Now, as to the suspense: it helps, of course, that the period (Merovingian France) is one that I have very little familiarity with so I had no idea how the story ended. But I've read plenty of new-to-me histories, and "suspenseful" is very rarely a word I can use to describe them. I'm reading a history of the Thirty Years' War right now, and while I'm fascinated by the intricacies of what's happening, I don't feel any suspense about the outcome (even though I don't know what it is).
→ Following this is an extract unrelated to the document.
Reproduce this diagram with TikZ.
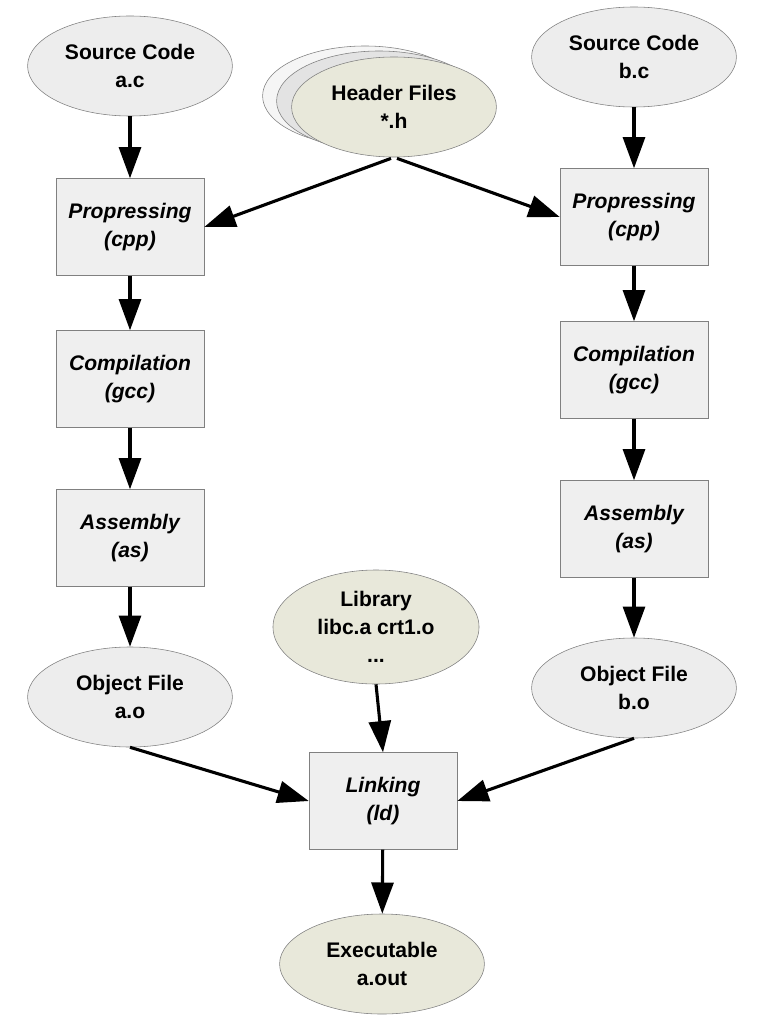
\documentclass[tikz,border=0pt]{standalone}
\usepackage{fontspec}
\setmainfont{Liberation Sans}
\usepackage{xcolor}
\usetikzlibrary{shapes.geometric,arrows.meta,positioning}

\definecolor{boxfill}{HTML}{EFEFEF}
\definecolor{ellfill}{HTML}{EDEDED}
\definecolor{beigefill}{HTML}{E8E8DA}
\definecolor{edgegray}{HTML}{808080}

\begin{document}
\begin{tikzpicture}[
    x=0.025cm, y=-0.025cm,
    stage/.style={rectangle, draw=edgegray, fill=boxfill, minimum width=3.7cm, minimum height=2.42cm, align=center, font=\fontsize{15}{20}\selectfont\bfseries\itshape},
    file/.style={ellipse, draw=edgegray, fill=ellfill, inner sep=0pt, minimum width=5.12cm, minimum height=2.5cm, align=center, font=\fontsize{15}{20}\selectfont\bfseries},
    extfile/.style={file, fill=beigefill},
    arrow/.style={-{Triangle[length=0.78cm, width=0.55cm]}, line width=2.2pt},
]
    \useasboundingbox (0,0) rectangle (768,1024);

    % header files stack
    \node[file, fill=white!96!black] (hdr3) at (365,96) {};
    \node[file, fill=white!89!black] (hdr2) at (379,101) {};
    \node[extfile] (hdr) at (394,107) {Header Files\\*.h};

    % left column
    \node[file] (srca) at (130,66) {Source Code\\a.c};
    \node[stage] (ppa) at (130,227) {Propressing\\(cpp)};
    \node[stage] (cpa) at (130,379) {Compilation\\(gcc)};
    \node[stage] (asa) at (130,538) {Assembly\\(as)};
    \node[file] (oba) at (130,697) {Object File\\a.o};

    % right column
    \node[file] (srcb) at (634,57) {Source Code\\b.c};
    \node[stage] (ppb) at (634,217) {Propressing\\(cpp)};
    \node[stage] (cpb) at (634,370) {Compilation\\(gcc)};
    \node[stage] (asb) at (634,529) {Assembly\\(as)};
    \node[file] (obb) at (634,688) {Object File\\b.o};

    % linking
    \node[extfile, minimum width=5.15cm, minimum height=2.85cm] (lib) at (376,627) {Library\\libc.a crt1.o\\...};
    \node[stage] (lnk) at (383,801) {Linking\\(ld)};
    \node[extfile] (exe) at (382,964) {Executable\\a.out};

    \draw[arrow] (srca) -- (ppa);
    \draw[arrow] (ppa) -- (cpa);
    \draw[arrow] (cpa) -- (asa);
    \draw[arrow] (asa) -- (oba);

    \draw[arrow] (srcb) -- (ppb);
    \draw[arrow] (ppb) -- (cpb);
    \draw[arrow] (cpb) -- (asb);
    \draw[arrow] (asb) -- (obb);

    \draw[arrow, shorten <=0.08cm] (hdr.south) -- (ppa.east);
    \draw[arrow, shorten <=0.08cm] (hdr.south) -- (ppb.west);

    \draw[arrow] (oba.south) -- (lnk.west);
    \draw[arrow] (obb.south) -- (lnk.east);
    \draw[arrow] (lib.south) -- (lnk.north);
    \draw[arrow] (lnk) -- (exe);
\end{tikzpicture}
\end{document}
What Puhak does is select two people from this period in history (Queen Brunhild and Queen Fredegund) and then make very real their fears, concerns, ambitions, and desires. Throughout the twisting and complex civil wars that follow, she always makes ensures that we know the stakes for Brunhild and Fredegund. What could be a rather confusing list of betrayals, battles, and royal marriages in another author's hands is instead rendered completely clear, and completely vivid, because we see them through Brunhild's and Fredegund's eyes, and we see how they fit into their calculations and anxieties. And because we see all these events through their eyes (again, in a historically respectful way—this isn't fiction) we feel the weight of how each event might affect them. The result is a surprisingly taught and suspenseful narrative.
Along the way, we get plenty of the smaller stories that pull the reader onto fascinating side-trips. I will be forever grateful to this book for introducing me to Radegund, the captive Princess of a destroyed kingdom who escaped to become an Abbess and political power-broker in her own right.
Excellent, excellent stuff, and quite possibly the best book I've read this year. Highly recommended.